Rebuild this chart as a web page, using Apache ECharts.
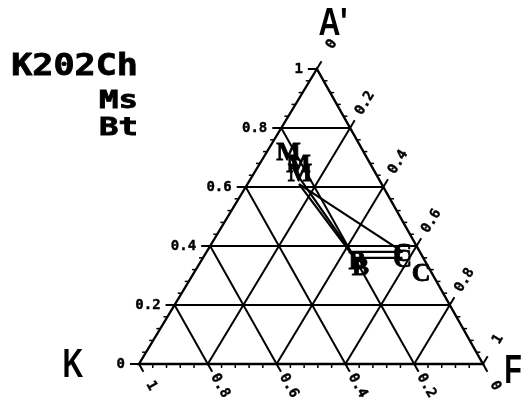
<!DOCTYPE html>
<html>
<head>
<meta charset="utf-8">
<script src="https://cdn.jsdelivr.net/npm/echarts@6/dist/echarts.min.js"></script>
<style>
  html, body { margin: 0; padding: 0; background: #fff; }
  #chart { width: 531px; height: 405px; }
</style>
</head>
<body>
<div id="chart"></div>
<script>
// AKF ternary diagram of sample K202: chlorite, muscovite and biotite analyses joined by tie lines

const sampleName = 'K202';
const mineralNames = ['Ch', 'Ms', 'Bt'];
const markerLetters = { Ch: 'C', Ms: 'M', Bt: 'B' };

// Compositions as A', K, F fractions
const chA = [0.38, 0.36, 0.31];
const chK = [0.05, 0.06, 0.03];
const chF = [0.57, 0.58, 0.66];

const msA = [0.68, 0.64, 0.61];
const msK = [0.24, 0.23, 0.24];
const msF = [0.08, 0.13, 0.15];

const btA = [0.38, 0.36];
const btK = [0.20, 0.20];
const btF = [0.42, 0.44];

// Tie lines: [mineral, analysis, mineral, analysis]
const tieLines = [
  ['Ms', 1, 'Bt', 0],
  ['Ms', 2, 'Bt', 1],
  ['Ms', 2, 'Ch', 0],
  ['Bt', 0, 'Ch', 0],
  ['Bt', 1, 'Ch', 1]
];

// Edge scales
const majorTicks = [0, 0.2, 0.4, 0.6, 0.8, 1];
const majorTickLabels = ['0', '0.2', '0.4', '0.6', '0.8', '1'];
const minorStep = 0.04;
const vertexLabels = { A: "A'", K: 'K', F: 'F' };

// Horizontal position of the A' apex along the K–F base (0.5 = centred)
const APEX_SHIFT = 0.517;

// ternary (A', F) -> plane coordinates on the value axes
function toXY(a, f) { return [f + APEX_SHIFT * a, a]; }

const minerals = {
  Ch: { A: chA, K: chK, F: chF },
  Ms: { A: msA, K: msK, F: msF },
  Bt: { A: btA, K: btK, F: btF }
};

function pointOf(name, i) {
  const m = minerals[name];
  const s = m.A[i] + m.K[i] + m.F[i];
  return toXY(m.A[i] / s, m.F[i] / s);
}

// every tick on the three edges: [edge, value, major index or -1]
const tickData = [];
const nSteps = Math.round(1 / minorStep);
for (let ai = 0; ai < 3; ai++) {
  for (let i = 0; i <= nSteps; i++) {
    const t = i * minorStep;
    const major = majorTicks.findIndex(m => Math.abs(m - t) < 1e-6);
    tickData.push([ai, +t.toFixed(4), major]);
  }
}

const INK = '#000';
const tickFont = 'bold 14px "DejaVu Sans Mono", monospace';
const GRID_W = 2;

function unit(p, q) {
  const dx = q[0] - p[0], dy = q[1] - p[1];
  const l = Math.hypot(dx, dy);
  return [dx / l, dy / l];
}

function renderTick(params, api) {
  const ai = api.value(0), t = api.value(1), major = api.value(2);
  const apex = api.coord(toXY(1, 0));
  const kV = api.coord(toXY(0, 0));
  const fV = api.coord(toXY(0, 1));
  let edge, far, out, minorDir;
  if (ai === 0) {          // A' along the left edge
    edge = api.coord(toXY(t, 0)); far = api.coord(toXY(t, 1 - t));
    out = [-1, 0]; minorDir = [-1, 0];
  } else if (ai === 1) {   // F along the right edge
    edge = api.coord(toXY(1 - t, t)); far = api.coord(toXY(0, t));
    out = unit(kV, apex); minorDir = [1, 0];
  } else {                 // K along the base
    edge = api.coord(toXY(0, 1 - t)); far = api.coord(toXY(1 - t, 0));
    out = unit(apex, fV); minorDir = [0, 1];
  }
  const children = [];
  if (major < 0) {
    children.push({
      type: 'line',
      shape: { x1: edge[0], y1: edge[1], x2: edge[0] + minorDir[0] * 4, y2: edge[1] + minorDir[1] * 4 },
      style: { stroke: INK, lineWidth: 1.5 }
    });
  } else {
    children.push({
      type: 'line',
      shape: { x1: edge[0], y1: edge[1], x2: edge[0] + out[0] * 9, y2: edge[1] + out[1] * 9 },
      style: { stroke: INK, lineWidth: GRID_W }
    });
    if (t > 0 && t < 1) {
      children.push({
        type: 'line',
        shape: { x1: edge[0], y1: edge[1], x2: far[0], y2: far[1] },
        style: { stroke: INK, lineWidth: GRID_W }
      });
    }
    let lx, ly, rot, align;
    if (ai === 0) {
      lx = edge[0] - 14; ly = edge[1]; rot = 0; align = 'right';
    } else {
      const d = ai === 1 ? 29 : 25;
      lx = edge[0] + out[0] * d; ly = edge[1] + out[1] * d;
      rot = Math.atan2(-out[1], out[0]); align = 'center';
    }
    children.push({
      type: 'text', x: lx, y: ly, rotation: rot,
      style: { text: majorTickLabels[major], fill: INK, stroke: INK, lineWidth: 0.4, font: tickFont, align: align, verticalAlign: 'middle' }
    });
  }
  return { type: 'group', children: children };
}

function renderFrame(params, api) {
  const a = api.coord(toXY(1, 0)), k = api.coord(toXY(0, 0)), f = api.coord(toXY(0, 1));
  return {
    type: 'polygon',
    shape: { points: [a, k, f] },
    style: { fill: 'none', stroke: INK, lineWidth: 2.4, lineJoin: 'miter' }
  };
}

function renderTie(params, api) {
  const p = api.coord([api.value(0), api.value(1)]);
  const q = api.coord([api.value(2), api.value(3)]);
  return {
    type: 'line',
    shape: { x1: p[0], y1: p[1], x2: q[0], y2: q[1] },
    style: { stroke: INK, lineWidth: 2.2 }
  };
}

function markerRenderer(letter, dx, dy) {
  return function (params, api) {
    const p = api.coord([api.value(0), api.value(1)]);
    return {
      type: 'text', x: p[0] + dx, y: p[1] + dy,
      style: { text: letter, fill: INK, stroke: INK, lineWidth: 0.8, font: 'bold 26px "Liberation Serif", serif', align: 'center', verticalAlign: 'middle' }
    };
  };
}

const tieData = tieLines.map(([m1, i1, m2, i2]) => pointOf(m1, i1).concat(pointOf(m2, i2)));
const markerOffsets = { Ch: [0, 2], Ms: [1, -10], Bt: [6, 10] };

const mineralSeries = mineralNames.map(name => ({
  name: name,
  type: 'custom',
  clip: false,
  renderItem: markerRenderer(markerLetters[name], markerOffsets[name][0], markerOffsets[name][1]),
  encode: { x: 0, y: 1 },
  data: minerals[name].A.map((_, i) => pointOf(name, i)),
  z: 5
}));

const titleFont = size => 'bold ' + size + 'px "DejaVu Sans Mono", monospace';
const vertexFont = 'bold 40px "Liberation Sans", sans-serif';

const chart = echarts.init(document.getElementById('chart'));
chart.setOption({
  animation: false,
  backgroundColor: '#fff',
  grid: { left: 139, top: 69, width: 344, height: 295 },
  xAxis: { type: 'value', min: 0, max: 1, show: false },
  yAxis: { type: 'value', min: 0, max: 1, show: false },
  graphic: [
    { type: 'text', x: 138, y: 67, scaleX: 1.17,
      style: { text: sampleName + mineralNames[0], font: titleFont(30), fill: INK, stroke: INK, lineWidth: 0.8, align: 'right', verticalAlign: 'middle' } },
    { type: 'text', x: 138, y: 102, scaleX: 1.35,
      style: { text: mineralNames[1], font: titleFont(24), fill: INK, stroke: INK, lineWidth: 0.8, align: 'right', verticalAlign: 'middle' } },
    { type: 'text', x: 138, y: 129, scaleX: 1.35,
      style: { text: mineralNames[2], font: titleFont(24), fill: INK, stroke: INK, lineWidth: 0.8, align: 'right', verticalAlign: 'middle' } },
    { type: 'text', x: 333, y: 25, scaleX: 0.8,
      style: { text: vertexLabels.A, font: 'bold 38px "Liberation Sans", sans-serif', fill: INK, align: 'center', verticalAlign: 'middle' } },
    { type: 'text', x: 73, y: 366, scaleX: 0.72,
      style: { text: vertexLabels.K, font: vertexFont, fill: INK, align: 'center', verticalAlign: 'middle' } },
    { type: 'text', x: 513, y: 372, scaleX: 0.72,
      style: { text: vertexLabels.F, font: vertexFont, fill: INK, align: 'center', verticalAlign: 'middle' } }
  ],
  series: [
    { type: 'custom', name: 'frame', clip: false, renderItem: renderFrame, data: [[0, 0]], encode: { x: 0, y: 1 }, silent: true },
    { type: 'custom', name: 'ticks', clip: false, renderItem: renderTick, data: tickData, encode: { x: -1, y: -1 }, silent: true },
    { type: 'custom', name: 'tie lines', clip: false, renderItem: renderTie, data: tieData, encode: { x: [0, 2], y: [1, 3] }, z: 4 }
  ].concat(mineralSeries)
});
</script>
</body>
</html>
──────
▸ Task goal
Repeat the lines of the listing above verbatim, beginning at its first line and ending at the line containing "function toXY(a, f)", which is included. Omit pictures.

▸ Answer to the task
Rebuild this chart as a web page, using Apache ECharts.
<!DOCTYPE html>
<html>
<head>
<meta charset="utf-8">
<script src="https://cdn.jsdelivr.net/npm/echarts@6/dist/echarts.min.js"></script>
<style>
  html, body { margin: 0; padding: 0; background: #fff; }
  #chart { width: 531px; height: 405px; }
</style>
</head>
<body>
<div id="chart"></div>
<script>
// AKF ternary diagram of sample K202: chlorite, muscovite and biotite analyses joined by tie lines

const sampleName = 'K202';
const mineralNames = ['Ch', 'Ms', 'Bt'];
const markerLetters = { Ch: 'C', Ms: 'M', Bt: 'B' };

// Compositions as A', K, F fractions
const chA = [0.38, 0.36, 0.31];
const chK = [0.05, 0.06, 0.03];
const chF = [0.57, 0.58, 0.66];

const msA = [0.68, 0.64, 0.61];
const msK = [0.24, 0.23, 0.24];
const msF = [0.08, 0.13, 0.15];

const btA = [0.38, 0.36];
const btK = [0.20, 0.20];
const btF = [0.42, 0.44];

// Tie lines: [mineral, analysis, mineral, analysis]
const tieLines = [
  ['Ms', 1, 'Bt', 0],
  ['Ms', 2, 'Bt', 1],
  ['Ms', 2, 'Ch', 0],
  ['Bt', 0, 'Ch', 0],
  ['Bt', 1, 'Ch', 1]
];

// Edge scales
const majorTicks = [0, 0.2, 0.4, 0.6, 0.8, 1];
const majorTickLabels = ['0', '0.2', '0.4', '0.6', '0.8', '1'];
const minorStep = 0.04;
const vertexLabels = { A: "A'", K: 'K', F: 'F' };

// Horizontal position of the A' apex along the K–F base (0.5 = centred)
const APEX_SHIFT = 0.517;

// ternary (A', F) -> plane coordinates on the value axes
function toXY(a, f) { return [f + APEX_SHIFT * a, a]; }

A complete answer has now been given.